=== GIVEN MATERIAL ===
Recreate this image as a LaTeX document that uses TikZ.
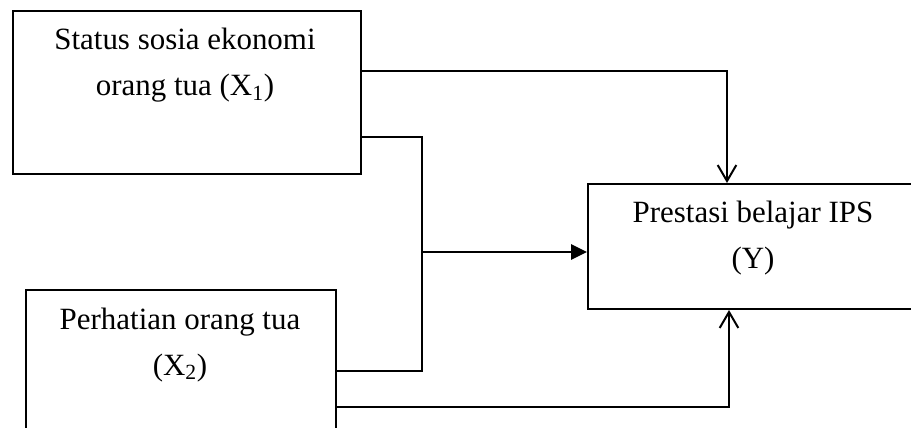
\documentclass[tikz,border=0pt]{standalone}
\usepackage{fontspec}
\setmainfont{Liberation Serif}
\usetikzlibrary{arrows.meta}
\begin{document}
\begin{tikzpicture}[x=0.75pt,y=-0.75pt,
  box/.style={draw,line width=1.5pt,rectangle,inner sep=0pt,anchor=north west},
  txt/.style={anchor=base,inner sep=0pt,font=\fontsize{23.2pt}{26pt}\selectfont},
  conn/.style={line width=1.2pt},
  openarr/.style={conn,-{Straight Barb[length=12pt,width=14pt,line width=1.5pt]}},
  fillarr/.style={conn,-{Triangle[length=12pt,width=11.5pt]}}]
\useasboundingbox (0,0) rectangle (911,428);
\clip (0,0) rectangle (911,428);
% boxes
\node[box,minimum width=348*0.75pt,minimum height=163*0.75pt] (b1) at (12,10) {};
\node[box,minimum width=310*0.75pt,minimum height=170*0.75pt] (b2) at (25,289) {};
\node[box,minimum width=332*0.75pt,minimum height=125*0.75pt] (y) at (587,183) {};
% texts
\node[txt] (t1a) at (185,50) {Status sosia ekonomi};
\node[txt] (t1b) at (185,96) {orang tua (X\textsubscript{1})};
\node[txt] (t2a) at (180,329) {Perhatian orang tua};
\node[txt] (t2b) at (180,375) {(X\textsubscript{2})};
\node[txt] (tya) at (753,222) {Prestasi belajar IPS};
\node[txt] (tyb) at (753,268) {(Y)};
% junction coordinates
\coordinate (j1) at (727,71);
\coordinate (j2a) at (422,137);
\coordinate (j2b) at (422,371);
\coordinate (j3) at (422,252);
\coordinate (j4) at (729,407);
% connectors
\draw[openarr] (b1.east |- j1) -- (j1) -- (j1 |- y.north);
\draw[conn] (b1.east |- j2a) -- (j2a) -- (j2b) -- (b2.east |- j2b);
\draw[fillarr] (j3) -- (y.west |- j3);
\draw[openarr] (b2.east |- j4) -- (j4) -- (j4 |- y.south);
\end{tikzpicture}
\end{document}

=== REQUIREMENTS ===
Quote all the lines above exactly as given. Do not include the pictures.

=== OUTPUT ===
Recreate this image as a LaTeX document that uses TikZ.
\documentclass[tikz,border=0pt]{standalone}
\usepackage{fontspec}
\setmainfont{Liberation Serif}
\usetikzlibrary{arrows.meta}
\begin{document}
\begin{tikzpicture}[x=0.75pt,y=-0.75pt,
  box/.style={draw,line width=1.5pt,rectangle,inner sep=0pt,anchor=north west},
  txt/.style={anchor=base,inner sep=0pt,font=\fontsize{23.2pt}{26pt}\selectfont},
  conn/.style={line width=1.2pt},
  openarr/.style={conn,-{Straight Barb[length=12pt,width=14pt,line width=1.5pt]}},
  fillarr/.style={conn,-{Triangle[length=12pt,width=11.5pt]}}]
\useasboundingbox (0,0) rectangle (911,428);
\clip (0,0) rectangle (911,428);
% boxes
\node[box,minimum width=348*0.75pt,minimum height=163*0.75pt] (b1) at (12,10) {};
\node[box,minimum width=310*0.75pt,minimum height=170*0.75pt] (b2) at (25,289) {};
\node[box,minimum width=332*0.75pt,minimum height=125*0.75pt] (y) at (587,183) {};
% texts
\node[txt] (t1a) at (185,50) {Status sosia ekonomi};
\node[txt] (t1b) at (185,96) {orang tua (X\textsubscript{1})};
\node[txt] (t2a) at (180,329) {Perhatian orang tua};
\node[txt] (t2b) at (180,375) {(X\textsubscript{2})};
\node[txt] (tya) at (753,222) {Prestasi belajar IPS};
\node[txt] (tyb) at (753,268) {(Y)};
% junction coordinates
\coordinate (j1) at (727,71);
\coordinate (j2a) at (422,137);
\coordinate (j2b) at (422,371);
\coordinate (j3) at (422,252);
\coordinate (j4) at (729,407);
% connectors
\draw[openarr] (b1.east |- j1) -- (j1) -- (j1 |- y.north);
\draw[conn] (b1.east |- j2a) -- (j2a) -- (j2b) -- (b2.east |- j2b);
\draw[fillarr] (j3) -- (y.west |- j3);
\draw[openarr] (b2.east |- j4) -- (j4) -- (j4 |- y.south);
\end{tikzpicture}
\end{document}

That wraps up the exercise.